• Problem to solve: In the material below, find all lines with the string "that" and copy them.

• Records to use:
____
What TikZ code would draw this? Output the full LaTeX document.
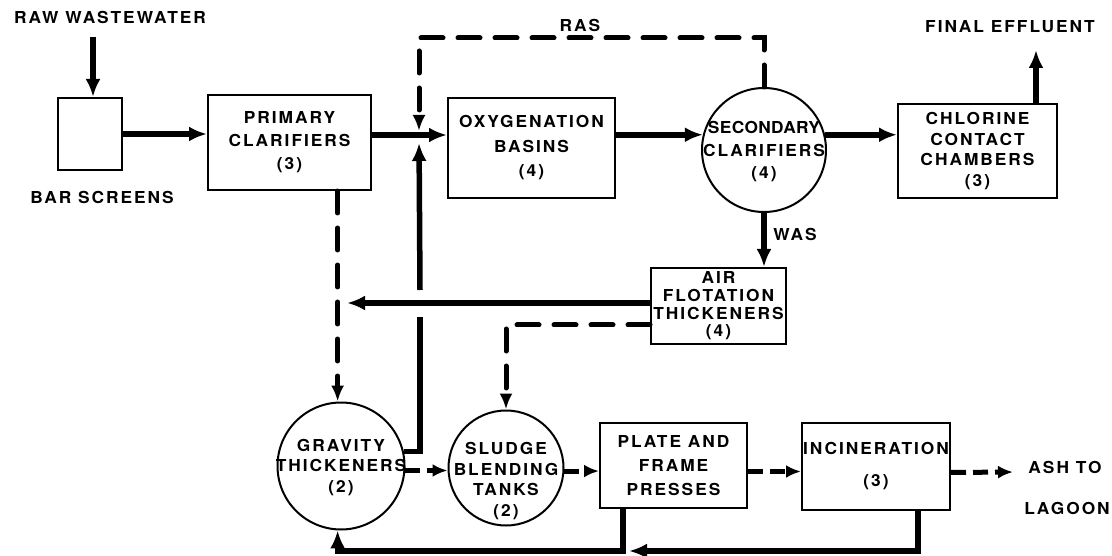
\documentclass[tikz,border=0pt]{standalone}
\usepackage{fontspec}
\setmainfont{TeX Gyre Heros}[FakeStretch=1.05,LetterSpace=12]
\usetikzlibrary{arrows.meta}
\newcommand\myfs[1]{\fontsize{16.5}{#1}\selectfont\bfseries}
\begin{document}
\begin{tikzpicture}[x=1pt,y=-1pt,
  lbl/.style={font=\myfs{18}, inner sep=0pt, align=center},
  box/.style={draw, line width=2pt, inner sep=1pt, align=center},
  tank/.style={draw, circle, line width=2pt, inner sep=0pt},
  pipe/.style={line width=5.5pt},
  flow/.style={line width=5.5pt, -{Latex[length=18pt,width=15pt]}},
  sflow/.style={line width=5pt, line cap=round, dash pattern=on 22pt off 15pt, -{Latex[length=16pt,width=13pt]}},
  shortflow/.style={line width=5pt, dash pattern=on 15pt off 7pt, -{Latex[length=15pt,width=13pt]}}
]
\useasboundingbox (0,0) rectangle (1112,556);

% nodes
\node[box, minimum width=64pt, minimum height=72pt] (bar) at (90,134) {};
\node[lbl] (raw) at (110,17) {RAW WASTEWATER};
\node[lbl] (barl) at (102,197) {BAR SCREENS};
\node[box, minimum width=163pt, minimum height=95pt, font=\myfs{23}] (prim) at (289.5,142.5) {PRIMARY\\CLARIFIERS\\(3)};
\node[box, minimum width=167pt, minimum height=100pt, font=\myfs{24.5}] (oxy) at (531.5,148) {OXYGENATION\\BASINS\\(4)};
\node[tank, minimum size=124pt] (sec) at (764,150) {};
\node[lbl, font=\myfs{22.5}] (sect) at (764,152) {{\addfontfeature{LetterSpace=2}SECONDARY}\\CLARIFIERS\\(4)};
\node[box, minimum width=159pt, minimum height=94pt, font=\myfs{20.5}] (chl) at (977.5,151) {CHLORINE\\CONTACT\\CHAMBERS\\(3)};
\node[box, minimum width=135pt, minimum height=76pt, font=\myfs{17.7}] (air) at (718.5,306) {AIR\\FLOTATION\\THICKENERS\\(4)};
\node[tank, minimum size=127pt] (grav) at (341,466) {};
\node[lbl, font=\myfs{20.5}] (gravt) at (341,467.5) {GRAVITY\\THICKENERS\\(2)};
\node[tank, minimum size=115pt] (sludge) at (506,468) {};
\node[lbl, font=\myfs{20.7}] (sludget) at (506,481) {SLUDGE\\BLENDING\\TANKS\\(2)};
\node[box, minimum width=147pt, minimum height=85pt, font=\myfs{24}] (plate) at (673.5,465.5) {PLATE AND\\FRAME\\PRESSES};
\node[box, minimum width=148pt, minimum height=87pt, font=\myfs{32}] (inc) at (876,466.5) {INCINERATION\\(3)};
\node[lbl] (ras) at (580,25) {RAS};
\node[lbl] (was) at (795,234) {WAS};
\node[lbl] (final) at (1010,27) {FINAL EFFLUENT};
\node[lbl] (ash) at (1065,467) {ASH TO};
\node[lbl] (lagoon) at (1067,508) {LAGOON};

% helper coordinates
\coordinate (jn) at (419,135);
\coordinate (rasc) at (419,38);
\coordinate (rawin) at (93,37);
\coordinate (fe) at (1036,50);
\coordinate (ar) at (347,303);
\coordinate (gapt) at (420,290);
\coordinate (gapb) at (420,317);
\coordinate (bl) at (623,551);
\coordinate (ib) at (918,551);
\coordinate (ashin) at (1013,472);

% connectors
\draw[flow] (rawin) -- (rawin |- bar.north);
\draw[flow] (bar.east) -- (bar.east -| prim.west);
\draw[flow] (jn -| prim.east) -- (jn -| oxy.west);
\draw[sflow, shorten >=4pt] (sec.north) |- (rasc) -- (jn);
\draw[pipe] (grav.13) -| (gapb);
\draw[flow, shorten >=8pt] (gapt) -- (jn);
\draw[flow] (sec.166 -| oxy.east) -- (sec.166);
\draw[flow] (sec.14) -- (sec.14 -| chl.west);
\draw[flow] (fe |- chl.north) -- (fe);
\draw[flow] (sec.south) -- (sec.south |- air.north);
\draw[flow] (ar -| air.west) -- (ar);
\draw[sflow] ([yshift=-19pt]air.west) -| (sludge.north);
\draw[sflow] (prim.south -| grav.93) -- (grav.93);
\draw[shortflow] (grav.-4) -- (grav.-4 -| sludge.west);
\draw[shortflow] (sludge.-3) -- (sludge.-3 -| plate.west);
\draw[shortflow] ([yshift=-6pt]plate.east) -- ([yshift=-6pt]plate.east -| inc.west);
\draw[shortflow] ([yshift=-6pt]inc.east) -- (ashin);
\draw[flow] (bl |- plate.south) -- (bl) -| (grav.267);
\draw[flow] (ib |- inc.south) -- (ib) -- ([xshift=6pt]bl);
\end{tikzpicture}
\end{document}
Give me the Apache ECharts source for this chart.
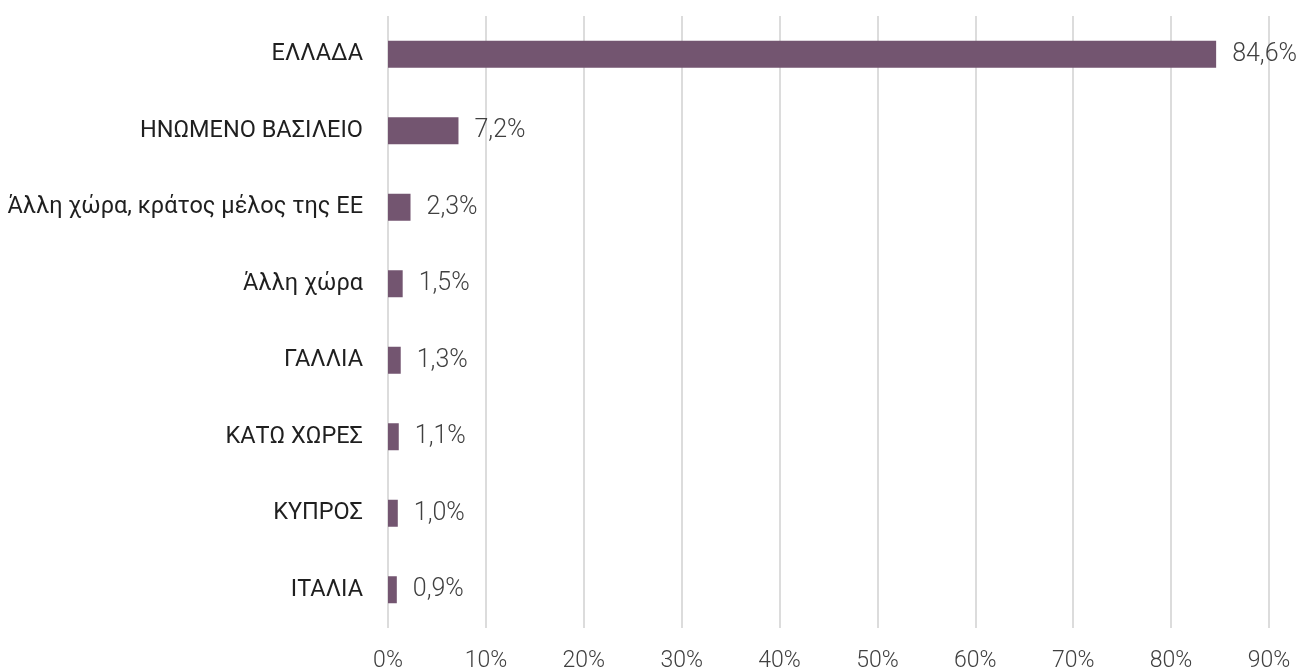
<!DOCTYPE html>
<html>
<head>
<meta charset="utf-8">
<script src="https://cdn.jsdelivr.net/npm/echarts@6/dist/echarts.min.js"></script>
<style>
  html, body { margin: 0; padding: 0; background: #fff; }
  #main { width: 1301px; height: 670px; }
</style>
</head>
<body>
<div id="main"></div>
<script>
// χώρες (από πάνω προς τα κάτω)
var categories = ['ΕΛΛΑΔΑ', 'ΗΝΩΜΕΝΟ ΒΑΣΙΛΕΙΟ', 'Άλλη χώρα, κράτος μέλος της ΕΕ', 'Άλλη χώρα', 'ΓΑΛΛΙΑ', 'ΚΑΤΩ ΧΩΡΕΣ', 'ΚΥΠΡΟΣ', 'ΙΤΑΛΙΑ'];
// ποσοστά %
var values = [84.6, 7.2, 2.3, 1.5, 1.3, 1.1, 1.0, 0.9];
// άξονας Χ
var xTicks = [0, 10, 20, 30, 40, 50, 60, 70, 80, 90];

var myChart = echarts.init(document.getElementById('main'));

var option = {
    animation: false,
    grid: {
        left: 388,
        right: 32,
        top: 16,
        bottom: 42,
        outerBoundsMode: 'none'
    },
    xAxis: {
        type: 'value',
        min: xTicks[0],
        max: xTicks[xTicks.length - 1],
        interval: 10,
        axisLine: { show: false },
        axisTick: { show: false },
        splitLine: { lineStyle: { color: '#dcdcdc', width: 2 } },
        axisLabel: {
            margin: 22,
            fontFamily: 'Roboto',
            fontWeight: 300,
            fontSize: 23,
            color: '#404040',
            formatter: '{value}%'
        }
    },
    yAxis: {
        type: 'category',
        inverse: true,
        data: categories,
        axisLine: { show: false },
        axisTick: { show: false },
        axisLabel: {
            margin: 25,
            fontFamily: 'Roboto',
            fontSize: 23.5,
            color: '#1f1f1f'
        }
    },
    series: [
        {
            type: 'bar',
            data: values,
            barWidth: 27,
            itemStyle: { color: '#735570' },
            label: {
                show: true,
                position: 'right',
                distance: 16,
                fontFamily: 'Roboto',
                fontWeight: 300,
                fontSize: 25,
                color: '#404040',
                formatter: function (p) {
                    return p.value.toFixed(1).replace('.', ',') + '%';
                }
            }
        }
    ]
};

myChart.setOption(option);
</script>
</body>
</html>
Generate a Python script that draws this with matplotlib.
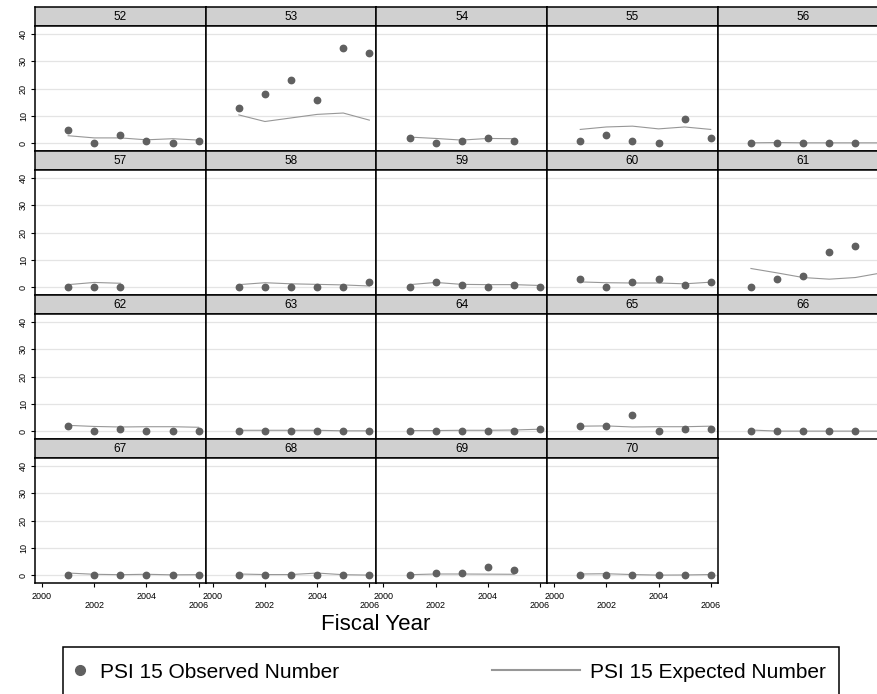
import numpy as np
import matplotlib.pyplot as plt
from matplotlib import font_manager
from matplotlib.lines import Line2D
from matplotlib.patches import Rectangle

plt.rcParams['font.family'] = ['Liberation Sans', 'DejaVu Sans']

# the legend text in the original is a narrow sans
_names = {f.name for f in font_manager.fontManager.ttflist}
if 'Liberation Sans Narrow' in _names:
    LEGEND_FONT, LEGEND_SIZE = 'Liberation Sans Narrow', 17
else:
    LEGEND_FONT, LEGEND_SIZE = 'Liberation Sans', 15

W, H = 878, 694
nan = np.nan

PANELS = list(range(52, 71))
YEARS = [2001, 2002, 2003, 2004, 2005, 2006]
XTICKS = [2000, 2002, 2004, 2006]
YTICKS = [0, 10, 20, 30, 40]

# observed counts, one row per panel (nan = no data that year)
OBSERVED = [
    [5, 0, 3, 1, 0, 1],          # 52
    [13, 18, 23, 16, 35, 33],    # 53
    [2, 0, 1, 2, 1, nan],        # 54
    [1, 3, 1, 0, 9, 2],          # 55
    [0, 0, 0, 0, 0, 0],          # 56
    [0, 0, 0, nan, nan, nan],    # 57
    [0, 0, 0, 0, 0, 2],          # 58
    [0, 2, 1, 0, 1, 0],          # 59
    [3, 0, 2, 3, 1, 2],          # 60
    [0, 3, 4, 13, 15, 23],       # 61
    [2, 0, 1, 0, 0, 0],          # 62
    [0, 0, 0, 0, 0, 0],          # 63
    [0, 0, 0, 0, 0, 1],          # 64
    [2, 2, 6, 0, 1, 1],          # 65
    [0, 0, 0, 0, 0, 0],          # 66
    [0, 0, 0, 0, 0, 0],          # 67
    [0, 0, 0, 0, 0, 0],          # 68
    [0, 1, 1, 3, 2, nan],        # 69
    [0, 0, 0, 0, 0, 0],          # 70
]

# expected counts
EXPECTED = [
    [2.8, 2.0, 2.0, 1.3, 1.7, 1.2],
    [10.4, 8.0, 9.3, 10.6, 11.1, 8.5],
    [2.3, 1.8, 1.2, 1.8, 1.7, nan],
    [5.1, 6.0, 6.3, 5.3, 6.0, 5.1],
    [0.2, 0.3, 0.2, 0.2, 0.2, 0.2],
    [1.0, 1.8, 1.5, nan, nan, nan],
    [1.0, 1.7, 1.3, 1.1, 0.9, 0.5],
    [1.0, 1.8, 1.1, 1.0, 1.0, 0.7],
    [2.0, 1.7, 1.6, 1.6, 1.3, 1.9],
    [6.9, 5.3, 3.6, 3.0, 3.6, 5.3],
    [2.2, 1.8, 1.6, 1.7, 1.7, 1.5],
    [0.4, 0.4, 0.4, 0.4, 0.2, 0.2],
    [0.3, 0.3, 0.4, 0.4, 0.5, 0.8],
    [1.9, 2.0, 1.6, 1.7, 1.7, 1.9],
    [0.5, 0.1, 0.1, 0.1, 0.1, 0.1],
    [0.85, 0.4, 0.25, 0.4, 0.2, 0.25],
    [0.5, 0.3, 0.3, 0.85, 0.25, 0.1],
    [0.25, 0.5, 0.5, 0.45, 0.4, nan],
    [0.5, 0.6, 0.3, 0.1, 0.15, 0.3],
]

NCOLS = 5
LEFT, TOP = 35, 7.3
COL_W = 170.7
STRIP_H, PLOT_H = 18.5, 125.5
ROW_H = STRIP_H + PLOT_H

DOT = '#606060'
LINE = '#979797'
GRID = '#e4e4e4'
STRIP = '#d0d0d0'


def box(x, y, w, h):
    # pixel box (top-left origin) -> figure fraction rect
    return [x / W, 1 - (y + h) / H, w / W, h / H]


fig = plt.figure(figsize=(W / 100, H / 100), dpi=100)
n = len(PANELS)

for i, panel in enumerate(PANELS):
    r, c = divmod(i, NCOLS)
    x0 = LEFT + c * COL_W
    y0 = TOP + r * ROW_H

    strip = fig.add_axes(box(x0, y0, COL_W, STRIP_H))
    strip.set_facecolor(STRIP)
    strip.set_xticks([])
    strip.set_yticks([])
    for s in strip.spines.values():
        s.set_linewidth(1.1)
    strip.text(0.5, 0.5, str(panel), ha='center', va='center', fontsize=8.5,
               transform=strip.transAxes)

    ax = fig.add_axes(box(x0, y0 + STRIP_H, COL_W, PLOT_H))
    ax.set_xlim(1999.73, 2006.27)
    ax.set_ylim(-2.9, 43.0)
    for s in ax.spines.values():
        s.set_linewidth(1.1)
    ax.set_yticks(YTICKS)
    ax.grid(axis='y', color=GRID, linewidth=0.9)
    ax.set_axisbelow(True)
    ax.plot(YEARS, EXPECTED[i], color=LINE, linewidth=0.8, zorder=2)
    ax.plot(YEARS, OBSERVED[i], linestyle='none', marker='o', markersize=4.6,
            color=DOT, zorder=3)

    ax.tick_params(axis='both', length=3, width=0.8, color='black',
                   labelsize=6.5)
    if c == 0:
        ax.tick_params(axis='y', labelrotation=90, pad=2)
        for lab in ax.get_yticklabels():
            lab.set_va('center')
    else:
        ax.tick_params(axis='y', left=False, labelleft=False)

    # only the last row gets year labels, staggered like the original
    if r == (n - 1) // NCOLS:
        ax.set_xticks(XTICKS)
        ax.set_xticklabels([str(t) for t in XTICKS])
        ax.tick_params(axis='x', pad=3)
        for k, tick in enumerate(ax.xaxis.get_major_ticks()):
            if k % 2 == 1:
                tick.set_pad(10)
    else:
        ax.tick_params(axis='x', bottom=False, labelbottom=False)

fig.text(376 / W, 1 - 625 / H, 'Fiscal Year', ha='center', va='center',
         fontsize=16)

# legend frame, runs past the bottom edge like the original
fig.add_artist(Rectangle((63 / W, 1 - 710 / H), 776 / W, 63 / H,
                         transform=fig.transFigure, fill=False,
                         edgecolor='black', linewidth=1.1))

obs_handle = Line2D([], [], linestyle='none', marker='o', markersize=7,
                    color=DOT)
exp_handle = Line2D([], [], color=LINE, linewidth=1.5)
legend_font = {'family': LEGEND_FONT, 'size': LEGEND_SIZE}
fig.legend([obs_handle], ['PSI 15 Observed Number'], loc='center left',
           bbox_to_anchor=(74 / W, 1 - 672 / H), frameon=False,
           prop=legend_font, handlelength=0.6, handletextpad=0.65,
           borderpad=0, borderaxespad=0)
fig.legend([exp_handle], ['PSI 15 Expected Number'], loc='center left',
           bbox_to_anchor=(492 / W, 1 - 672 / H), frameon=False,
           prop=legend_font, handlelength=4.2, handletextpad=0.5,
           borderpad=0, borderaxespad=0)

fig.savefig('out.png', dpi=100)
____
• Task response:
Generate a Python script that draws this with matplotlib.
# observed counts, one row per panel (nan = no data that year)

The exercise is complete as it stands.